I could swear I heard — and read — something from Dr. Ben Carson and his closest associates in which he declared he didn’t want a job in Donald J. Trump’s Cabinet because, in Carson’s view, he wasn’t qualified to run a federal agency.

That’s not his skill set … supposedly.

https://highplainsblogger.com/2016/11/carson-opts-out-of-cabinet-post-but-why/

Carson ran for the Republican Party’s presidential nomination and was one of 16 pretenders to get crushed by the Trump juggernaut.

So, what precisely is Dr. Carson’s skill? He’s a renowned pediatric neurosurgeon. He has performed what amount to medical miracles on children in need of them. His brilliance as an MD is beyond reproach.

Now, though, he’s being tossed into a brand new arena. Trump has nominated him to run the U.S. Department of Housing and Urban Development.

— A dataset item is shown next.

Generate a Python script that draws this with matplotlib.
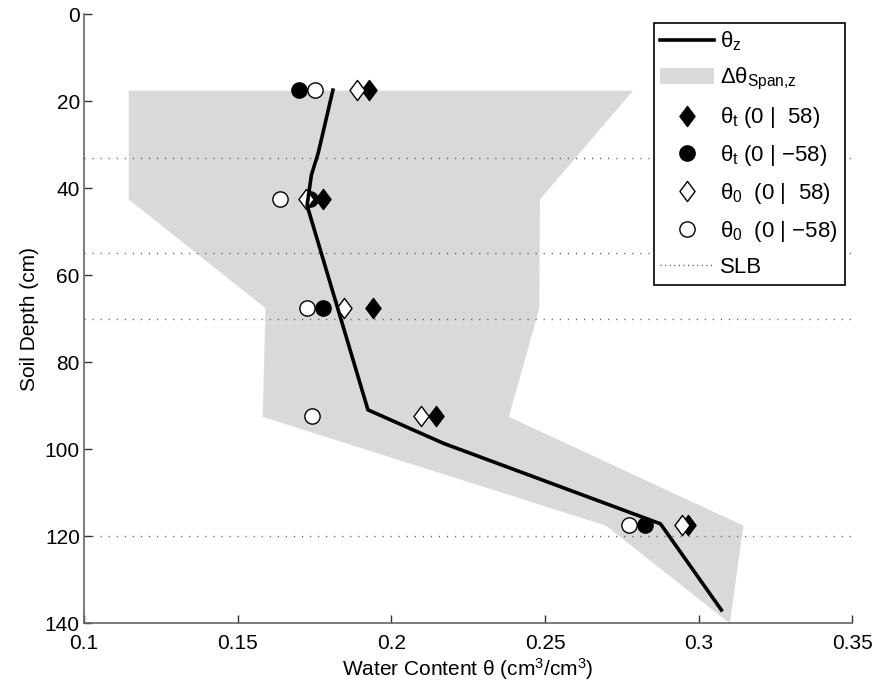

I don’t understand this choice.

http://www.msn.com/en-us/news/politics/trump-taps-former-campaign-rival-carson-as-housing-secretary/ar-AAl9QAE?li=BBnb7Kz

As The Associated Press reported: “In a statement, Trump says he’s ‘thrilled to nominate’ Carson, saying he “has a brilliant mind and is passionate about strengthening communities and families within those communities.” Great! Does the passion qualify him to manage a massive federal agency? Time will reveal that in due course.

If the president-elect were to ask me, I’d say Carson would be a better fit as secretary of health and human services or as surgeon general. Trump seek my advice.

As for his ability to run HUD, I’ll just suggest that managing a massive federal bureaucracy ain’t exactly brain surgery … if you get my drift.